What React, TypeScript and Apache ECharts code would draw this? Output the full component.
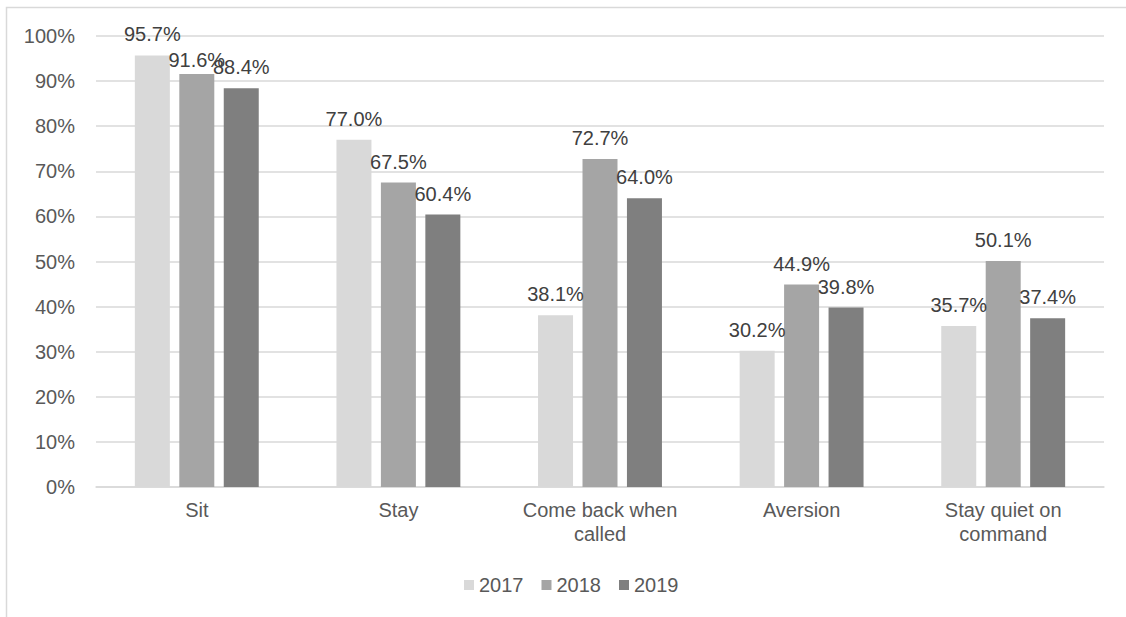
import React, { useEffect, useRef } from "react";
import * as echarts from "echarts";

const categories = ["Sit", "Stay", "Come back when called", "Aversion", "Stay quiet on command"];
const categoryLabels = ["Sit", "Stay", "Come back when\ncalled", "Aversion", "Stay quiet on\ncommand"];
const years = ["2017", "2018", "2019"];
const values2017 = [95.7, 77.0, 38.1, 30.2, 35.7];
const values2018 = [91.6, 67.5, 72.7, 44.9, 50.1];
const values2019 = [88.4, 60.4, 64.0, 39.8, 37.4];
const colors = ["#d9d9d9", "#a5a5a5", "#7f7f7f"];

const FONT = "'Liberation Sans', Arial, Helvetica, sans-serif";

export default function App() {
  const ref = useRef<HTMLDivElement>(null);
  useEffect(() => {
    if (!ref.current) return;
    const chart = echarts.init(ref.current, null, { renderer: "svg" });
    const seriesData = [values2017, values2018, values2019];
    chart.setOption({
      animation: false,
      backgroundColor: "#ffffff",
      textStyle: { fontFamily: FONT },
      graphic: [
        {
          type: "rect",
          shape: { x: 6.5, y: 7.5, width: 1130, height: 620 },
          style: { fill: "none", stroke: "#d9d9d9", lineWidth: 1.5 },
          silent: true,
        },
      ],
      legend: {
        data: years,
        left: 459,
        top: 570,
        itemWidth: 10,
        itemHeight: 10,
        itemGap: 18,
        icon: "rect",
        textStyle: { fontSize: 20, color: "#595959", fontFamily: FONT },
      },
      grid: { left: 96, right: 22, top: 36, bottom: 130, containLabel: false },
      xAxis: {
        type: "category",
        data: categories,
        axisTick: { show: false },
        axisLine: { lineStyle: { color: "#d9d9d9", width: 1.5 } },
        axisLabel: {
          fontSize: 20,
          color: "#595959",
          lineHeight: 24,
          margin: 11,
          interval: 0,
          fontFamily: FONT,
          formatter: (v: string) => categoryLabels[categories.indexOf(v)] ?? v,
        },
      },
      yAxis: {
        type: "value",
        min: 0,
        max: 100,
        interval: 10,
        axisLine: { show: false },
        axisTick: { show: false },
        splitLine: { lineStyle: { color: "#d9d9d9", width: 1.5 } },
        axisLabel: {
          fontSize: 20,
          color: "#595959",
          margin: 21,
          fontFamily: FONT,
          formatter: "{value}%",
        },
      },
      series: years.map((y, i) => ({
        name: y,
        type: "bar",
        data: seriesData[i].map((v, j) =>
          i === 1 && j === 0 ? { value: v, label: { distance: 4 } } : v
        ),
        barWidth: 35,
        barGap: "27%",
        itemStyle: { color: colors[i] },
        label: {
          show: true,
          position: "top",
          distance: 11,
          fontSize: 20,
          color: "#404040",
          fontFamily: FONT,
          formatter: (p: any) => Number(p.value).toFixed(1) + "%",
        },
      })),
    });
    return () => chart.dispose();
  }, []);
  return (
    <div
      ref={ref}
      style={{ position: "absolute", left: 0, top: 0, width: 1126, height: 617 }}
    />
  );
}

---

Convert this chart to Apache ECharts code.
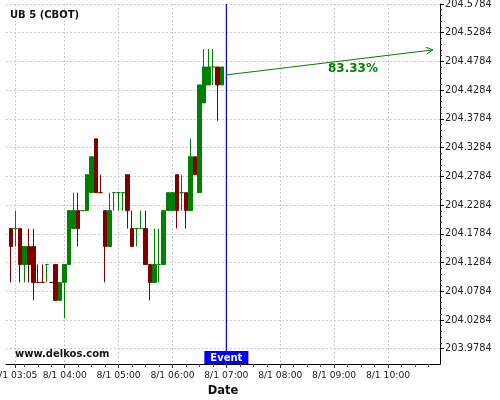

• Goal: Using the entries above, reproduce word for word only the lines from the one that contains "What React, TypeScript" to the one that contains "import * as", both ends included, and drop every picture.

• Exercise solution:
What React, TypeScript and Apache ECharts code would draw this? Output the full component.
import React, { useEffect, useRef } from "react";
import * as echarts from "echarts";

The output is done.